The Financial System Without Middlemen
Traditional finance relies on intermediaries — banks, brokers, and exchanges — to facilitate lending, borrowing, trading, and saving. Decentralised Finance (DeFi) is an attempt to rebuild those financial services on public blockchains, removing the need for centralised institutions.
At its core, DeFi uses smart contracts — self-executing code stored on a blockchain — to automate financial transactions. No human approval required, no office hours, no geographical restrictions.
Key Components of the DeFi Ecosystem
1. Decentralised Exchanges (DEXs)
A DEX allows users to trade cryptocurrencies directly with one another without a centralised company holding their funds. Platforms like Uniswap use automated market makers (AMMs) — algorithmic pricing models — instead of traditional order books. You connect your wallet, trade, and retain control of your assets throughout.
2. Lending and Borrowing Protocols
DeFi protocols allow users to lend out their crypto assets to earn interest, or borrow against their existing holdings as collateral. This is done algorithmically, with interest rates adjusting based on supply and demand. Borrowers typically must over-collateralise (provide more collateral than they borrow) to protect lenders.

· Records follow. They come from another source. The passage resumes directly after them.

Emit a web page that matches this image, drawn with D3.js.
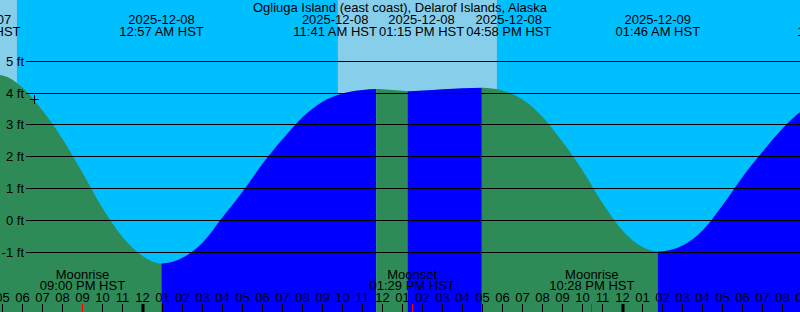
<!DOCTYPE html>
<html>
<head>
<meta charset="utf-8">
<script src="https://cdn.jsdelivr.net/npm/d3@7"></script>
<style>
  html, body { margin: 0; padding: 0; background: #fff; }
  svg { display: block; font-family: "Liberation Sans", Arial, sans-serif; }
</style>
</head>
<body>
<svg id="chart" width="800" height="312"></svg>
<script>
// ---------- data (hours since 2025-12-07 00:00 HST) ----------
const title = "Ogliuga Island (east coast), Delarof Islands, Alaska";

const tideTimes = [15.77, 16, 17, 18, 19, 20, 21, 22, 23, 24, 24.95,
  26, 27, 28, 29, 30, 31, 32, 33, 34, 35, 35.683, 36, 37, 37.25, 38, 39, 40, 40.967,
  42, 43, 44, 45, 46, 47, 48, 49, 49.767, 51, 52, 53, 54, 55, 56, 57, 58.85];
const tideHeights = [4.62, 4.61, 4.55, 4.17, 3.45, 2.56, 1.50, 0.39, -0.52, -1.11, -1.35,
  -1.17, -0.70, 0.10, 0.90, 1.78, 2.55, 3.24, 3.73, 3.99, 4.10, 4.13, 4.12, 4.07, 4.06, 4.08, 4.12, 4.15, 4.17,
  4.08, 3.80, 3.26, 2.47, 1.58, 0.55, -0.31, -0.83, -0.97, -0.78, -0.31, 0.48, 1.37, 2.16, 2.89, 3.47, 4.20];

const eventTimes = [15.77, 24.95, 35.683, 37.25, 40.967, 49.767, 58.85];
const eventTypes = ["high", "low", "high", "low", "high", "low", "high"];
const eventDates = ["2025-12-07", "2025-12-08", "2025-12-08", "2025-12-08", "2025-12-08", "2025-12-09", "2025-12-09"];
const eventClock = ["03:46 PM HST", "12:57 AM HST", "11:41 AM HST", "01:15 PM HST", "04:58 PM HST", "01:46 AM HST", "10:51 AM HST"];

const sunriseTimes = [9.77, 33.77, 57.8];
const sunsetTimes = [17.72, 41.72, 65.7];

const moonTimes = [21, 37.483, 46.467];
const moonNames = ["Moonrise", "Moonset", "Moonrise"];
const moonClock = ["09:00 PM HST", "01:29 PM HST", "10:28 PM HST"];

const heightTicks = [-1, 0, 1, 2, 3, 4, 5];
const hourTicks = d3.range(17, 58);
const midnightTimes = [24, 48];

const nowTime = 18.59, nowHeight = 3.81;

// ---------- layout / style ----------
const W = 800, H = 312;
const C = { sky: "#00BFFF", day: "#87CEEB", flood: "#0000FF", ebb: "#2E8B57", ink: "#000" };
const FS = 13;

const svg = d3.select("#chart");
const x = d3.scaleLinear().domain([16.875, 56.875]).range([0, W]);
const y = d3.scaleLinear().domain([-1, 5]).range([252.4, 61.2]);
const [t0, t1] = x.domain();

// sky
svg.append("rect").attr("width", W).attr("height", H).attr("fill", C.sky);
svg.append("g").selectAll("rect").data(sunriseTimes.map((s, i) => [s, sunsetTimes[i]]))
  .join("rect")
  .attr("x", d => x(Math.max(d[0], t0 - 2)))
  .attr("width", d => Math.max(0, x(Math.min(d[1], t1 + 2)) - x(Math.max(d[0], t0 - 2))))
  .attr("y", 0).attr("height", H).attr("fill", C.day);

// tide area as clip
const tide = tideTimes.map((t, i) => ({ t, h: tideHeights[i] }));
const area = d3.area().x(d => x(d.t)).y0(H).y1(d => y(d.h)).curve(d3.curveMonotoneX);
svg.append("clipPath").attr("id", "tideClip").append("path").attr("d", area(tide));

// flood/ebb intervals
const bounds = [t0 - 5, ...eventTimes, t1 + 5];
const intervals = d3.range(bounds.length - 1).map(i => ({
  a: bounds[i], b: bounds[i + 1],
  rising: i < eventTypes.length ? eventTypes[i] === "high" : eventTypes[eventTypes.length - 1] === "low"
}));
svg.append("g").attr("clip-path", "url(#tideClip)").selectAll("rect").data(intervals).join("rect")
  .attr("x", d => x(d.a)).attr("width", d => x(d.b) - x(d.a))
  .attr("y", 0).attr("height", H)
  .attr("fill", d => d.rising ? C.flood : C.ebb);

// grid lines + labels
const grid = svg.append("g");
grid.selectAll("line").data(heightTicks).join("line")
  .attr("x1", 26).attr("x2", W)
  .attr("y1", d => Math.floor(y(d)) + 0.5).attr("y2", d => Math.floor(y(d)) + 0.5)
  .attr("stroke", C.ink).attr("stroke-width", 1);
grid.selectAll("text").data(heightTicks).join("text")
  .attr("x", 24).attr("y", d => Math.floor(y(d)) + 5)
  .attr("text-anchor", "end").attr("font-size", FS).attr("fill", C.ink)
  .text(d => `${d} ft`);

// "now" marker
const mx = Math.floor(x(nowTime)) + 0.5, my = Math.floor(y(nowHeight)) + 0.5;
svg.append("path").attr("d", `M${mx - 4.5},${my}H${mx + 4.5}M${mx},${my - 4.5}V${my + 4.5}`)
  .attr("stroke", C.ink).attr("stroke-width", 1).attr("fill", "none");

// hour ticks
const hours = svg.append("g");
const hourLabel = t => String((t % 12) || 12).padStart(2, "0");
hours.selectAll("line.h").data(hourTicks.filter(t => !midnightTimes.includes(t))).join("line")
  .attr("class", "h")
  .attr("x1", d => Math.floor(x(d)) + 0.5).attr("x2", d => Math.floor(x(d)) + 0.5)
  .attr("y1", 304).attr("y2", H).attr("stroke", C.ink);
hours.selectAll("rect.m").data(midnightTimes).join("rect").attr("class", "m")
  .attr("x", d => Math.round(x(d)) - 1.5).attr("width", 3)
  .attr("y", 304).attr("height", H - 304).attr("fill", C.ink);
hours.selectAll("line.moon").data(moonTimes).join("line").attr("class", "moon")
  .attr("x1", d => Math.floor(x(d)) + 0.5).attr("x2", d => Math.floor(x(d)) + 0.5)
  .attr("y1", 304).attr("y2", H).attr("stroke", "#FF0000");
hours.selectAll("text").data(hourTicks.concat([57])).join("text")
  .attr("x", d => x(d)).attr("y", 301.5)
  .attr("text-anchor", "middle").attr("font-size", FS).attr("fill", C.ink)
  .text(hourLabel);

// moon labels
const moon = svg.append("g").selectAll("g").data(moonTimes).join("g");
moon.append("text").attr("x", d => x(d)).attr("y", 278.5)
  .attr("text-anchor", "middle").attr("font-size", FS).attr("fill", C.ink)
  .text((d, i) => moonNames[i]);
moon.append("text").attr("x", d => x(d)).attr("y", 290.3)
  .attr("text-anchor", "middle").attr("font-size", FS).attr("fill", C.ink)
  .text((d, i) => moonClock[i]);

// title
svg.append("text").attr("x", W / 2).attr("y", 12).attr("text-anchor", "middle")
  .attr("font-size", FS).attr("fill", C.ink).text(title);

// tide event labels with overlap avoidance
const evG = svg.append("g");
const evs = eventTimes.map((t, i) => {
  const g = evG.append("g");
  const d1 = g.append("text").attr("y", 24).attr("text-anchor", "middle")
    .attr("font-size", FS).attr("fill", C.ink).text(eventDates[i]);
  const d2 = g.append("text").attr("y", 36).attr("text-anchor", "middle")
    .attr("font-size", FS).attr("fill", C.ink).text(eventClock[i]);
  const w = Math.max(d1.node().getComputedTextLength(), d2.node().getComputedTextLength());
  return { want: x(t), w, g, d1, d2 };
});
const pad = 2;
let clusters = evs.map(e => ({ m: [e] }));
function place(c) {
  const total = d3.sum(c.m, e => e.w) + pad * (c.m.length - 1);
  const mean = d3.mean(c.m, e => e.want);
  let cur = mean - total / 2;
  let lefts = [];
  c.m.forEach(e => { e.pos = cur + e.w / 2; cur += e.w + pad; });
  // recentre so mean of positions equals mean of wanted
  const shift = mean - d3.mean(c.m, e => e.pos);
  c.m.forEach(e => e.pos += shift);
  c.left = d3.min(c.m, e => e.pos - e.w / 2);
  c.right = d3.max(c.m, e => e.pos + e.w / 2);
}
clusters.forEach(place);
let merged = true;
while (merged) {
  merged = false;
  for (let i = 0; i < clusters.length - 1; i++) {
    if (clusters[i].right + pad > clusters[i + 1].left) {
      clusters[i].m = clusters[i].m.concat(clusters[i + 1].m);
      clusters.splice(i + 1, 1);
      place(clusters[i]);
      merged = true;
      break;
    }
  }
}
evs.forEach(e => { e.d1.attr("x", e.pos); e.d2.attr("x", e.pos); });
</script>
</body>
</html>
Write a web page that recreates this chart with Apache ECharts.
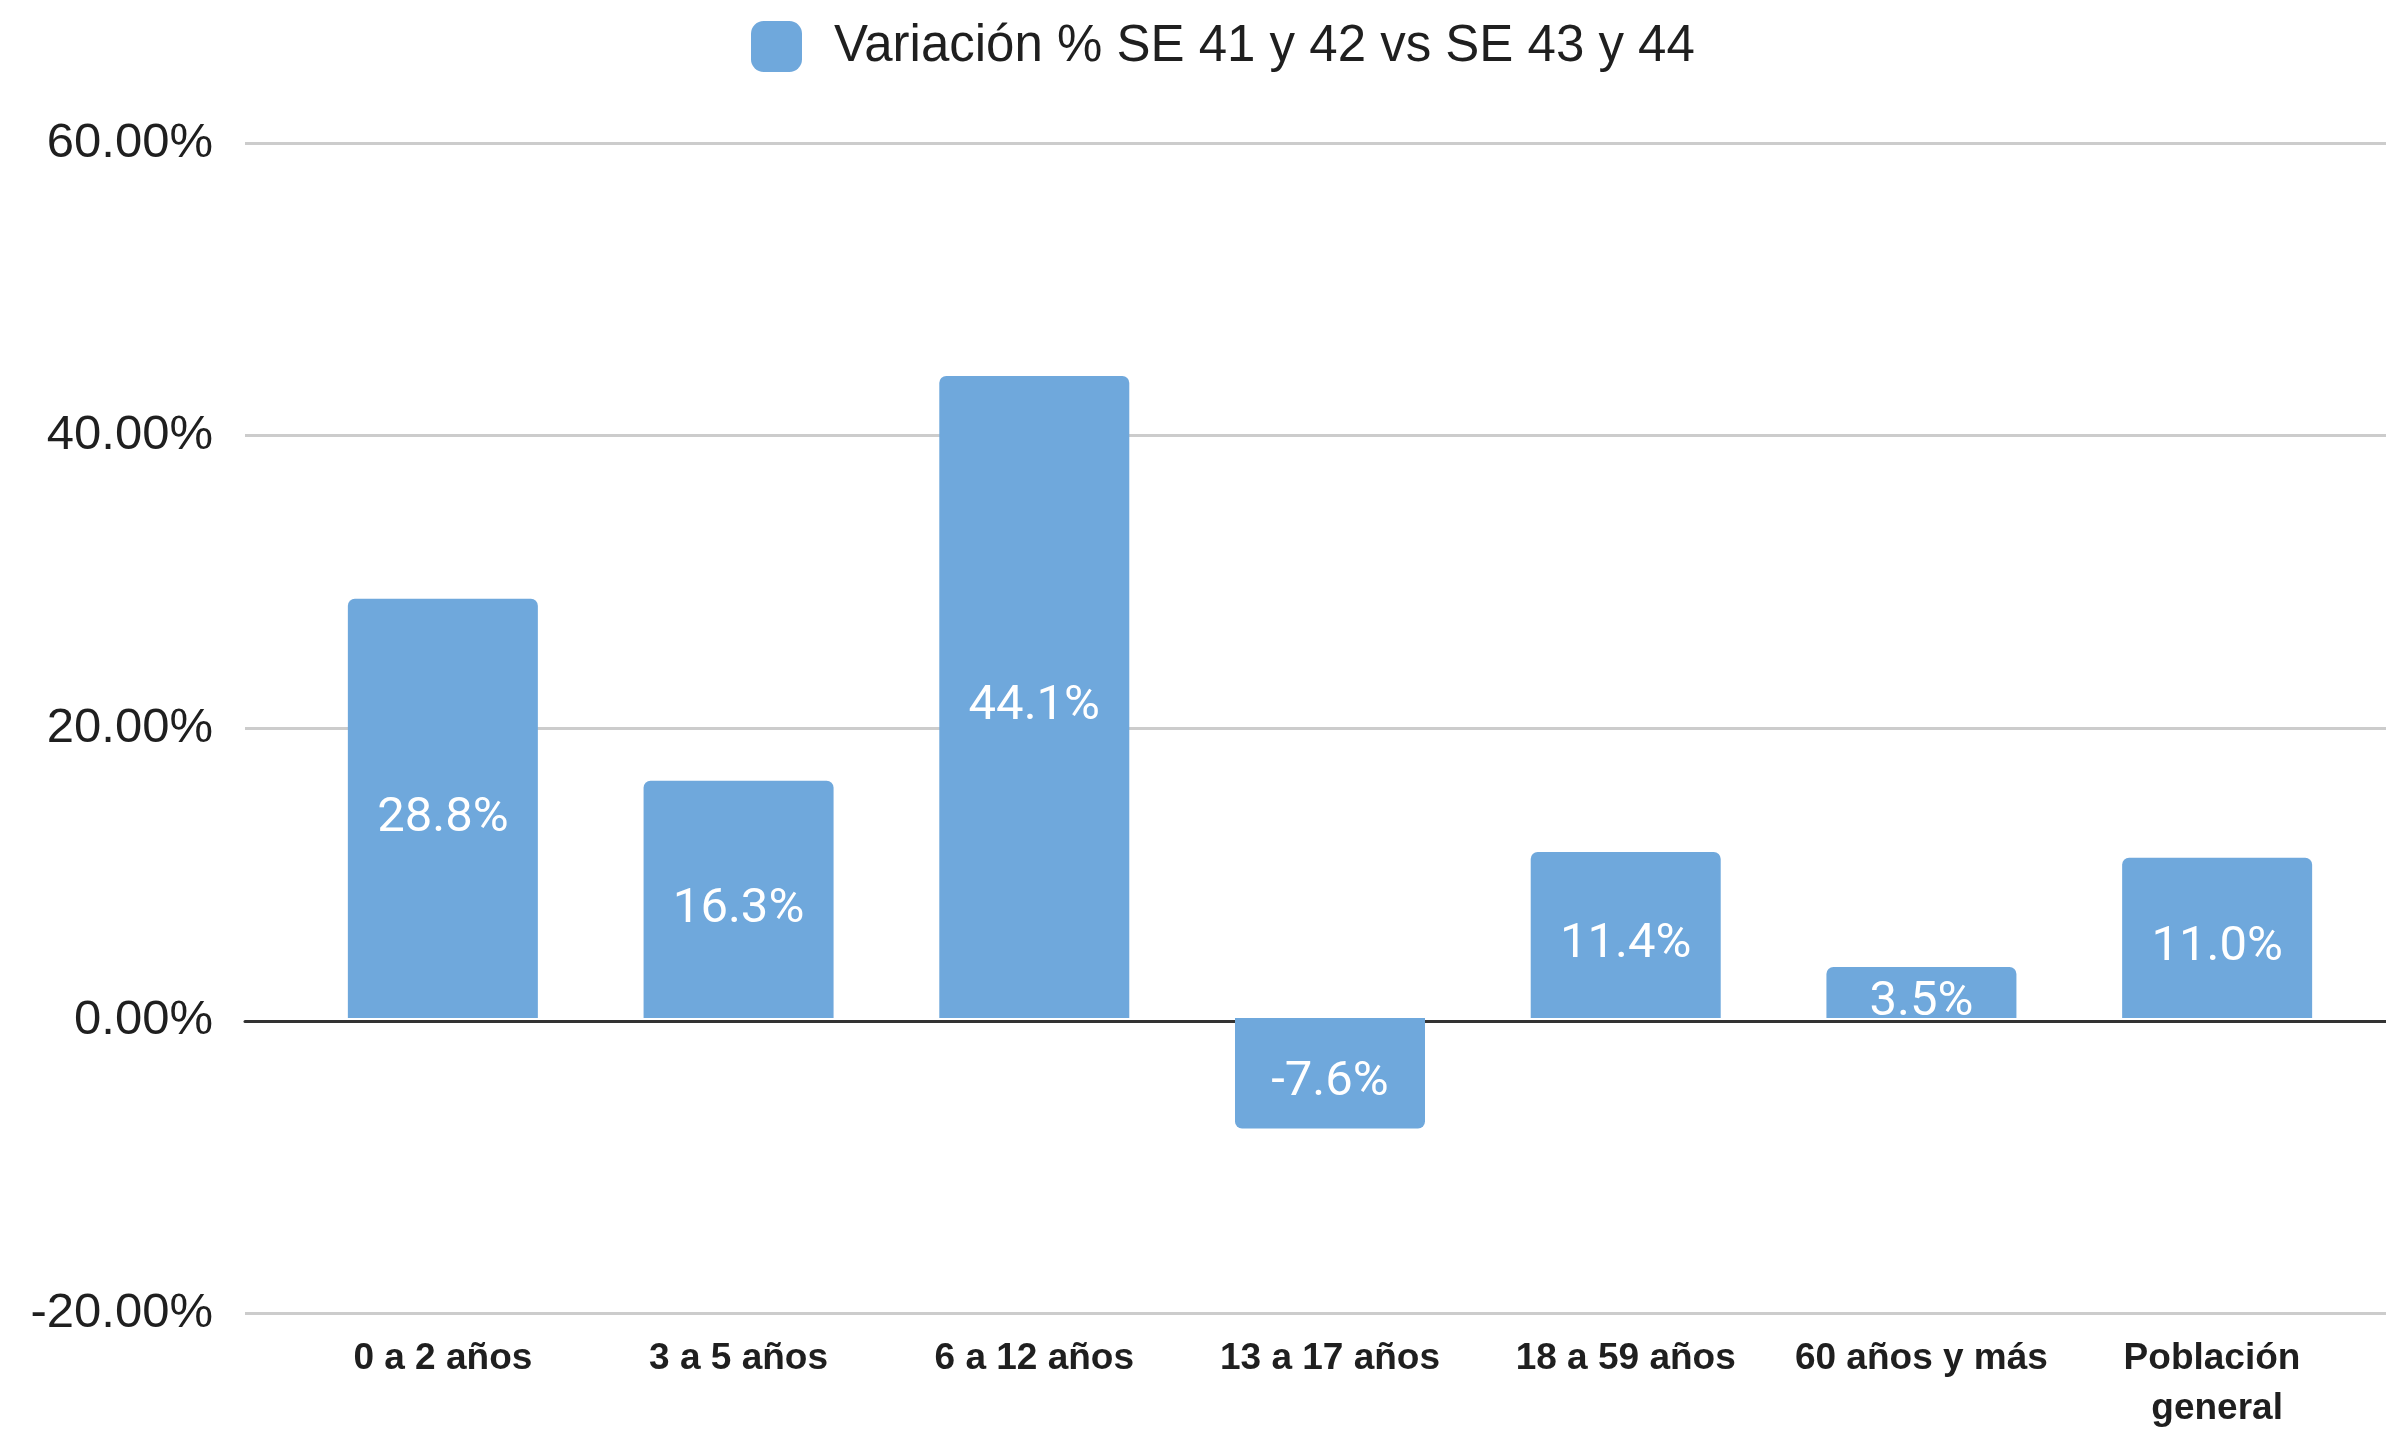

3. Yield Farming and Liquidity Mining
Users can provide liquidity to DeFi protocols (e.g., depositing two assets into a trading pool) and earn fees or token rewards in return. This is called yield farming. While it can generate significant returns, it also carries substantial risks including smart contract vulnerabilities and a phenomenon called impermanent loss.
4. Stablecoins
Stablecoins are cryptocurrencies pegged to a stable value (usually the US dollar). In DeFi, they play a crucial role — they allow users to participate without the volatility of assets like Bitcoin or Ethereum. Some stablecoins are backed by collateral (like USDC, backed by dollars), while others are algorithmic in nature, which carries additional risk.
The Risks of DeFi — Be Aware
DeFi offers interesting possibilities, but it comes with significant and unique risks that traditional finance does not:
- Smart contract bugs: Code can contain flaws. Hacks and exploits have resulted in the loss of hundreds of millions of dollars across various protocols.
- No consumer protections: There is no FDIC, no ombudsman, and no customer support. If funds are lost, they are typically unrecoverable.
- Liquidity risk: Smaller DeFi protocols can have thin liquidity, leading to significant slippage or the inability to exit a position quickly.
- Regulatory uncertainty: The legal status of many DeFi activities remains unclear in most jurisdictions and is actively evolving.
- Token risk: Many DeFi rewards are paid in newly created tokens that can depreciate rapidly.
Is DeFi Right for You?
DeFi is best approached with a clear understanding of what you're doing and with only funds you can afford to lose. Before participating:
- Understand the basics of how wallets and private keys work.
- Research any protocol thoroughly — how long has it been live? Has it been audited by a security firm?
- Start with small amounts until you're comfortable with the mechanics.
- Keep the majority of your crypto in reputable, well-established platforms or cold storage.
DeFi represents a genuinely novel set of financial tools. Whether it becomes a cornerstone of global finance or remains a niche experiment is still an open question — but understanding it is increasingly important for any serious crypto investor.